The antithesis to freedom, in a way, was this sense that life was finite, that your time on earth was limited, that certain things were precious and sacred, instead of being infinitely cheap. The antithesis of a life of possibilities was that if you made your bed, you were to lie in it, that you bore the consequences of your own actions. That you made your peace with the people around you. That you learnt to be comfortable and have harmonious relationships with the nearest and the dearest. That you acknowledged your interdependence, that you avoided taking more than was due to you.
How many times are we told that something better is around the corner? It’s not just the promise of heaven that makes us content with living in hell. School mottos, like “The Best IS Yet to Be”. Or “Some bright morning when this life is over, I’ll fly away”. Or “The sun will come out tomorrow”. We talk about El Dorado, about the Gold Rush. How many times do we tell ourselves to stake our happiness on the prospect of a better life somewhere else, or worse still, an escape? Are we telling ourselves to hold on until we reach that fabled isle of happiness? How often do we tell ourselves that happiness is somewhere else, a magic land far far away, that we have to leave our current circumstances and move away to, in order to reach it? How do we know that we are not on a wild goose chase for happiness? How can putting up with this fucked up shit be good for our mental health?
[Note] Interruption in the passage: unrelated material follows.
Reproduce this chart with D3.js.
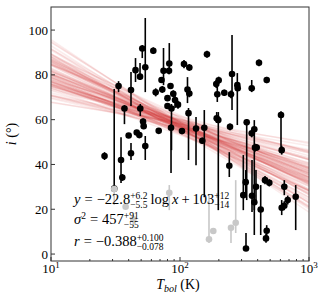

Maybe this thing about being Asian was that in some way you always knew your limits. You didn’t have this concept of infinity. People understood the meaning of boundaries, and if anything, Chinese people had way too much concept of boundaries. That which is Chinese is Chinese, that which is not Chinese is not Chinese. “All under Heaven” actually means China. It was a cloistered mindset, albeit some kind of cloistered within a large space. And in a way, it’s more racist because you simply treated outsiders as an other. But it’s also less racist, because it wasn’t an imperialistic and conquering mindset. For example, you would not be importing millions of slaves from West Africa and consigning them to hundreds of years of slavery.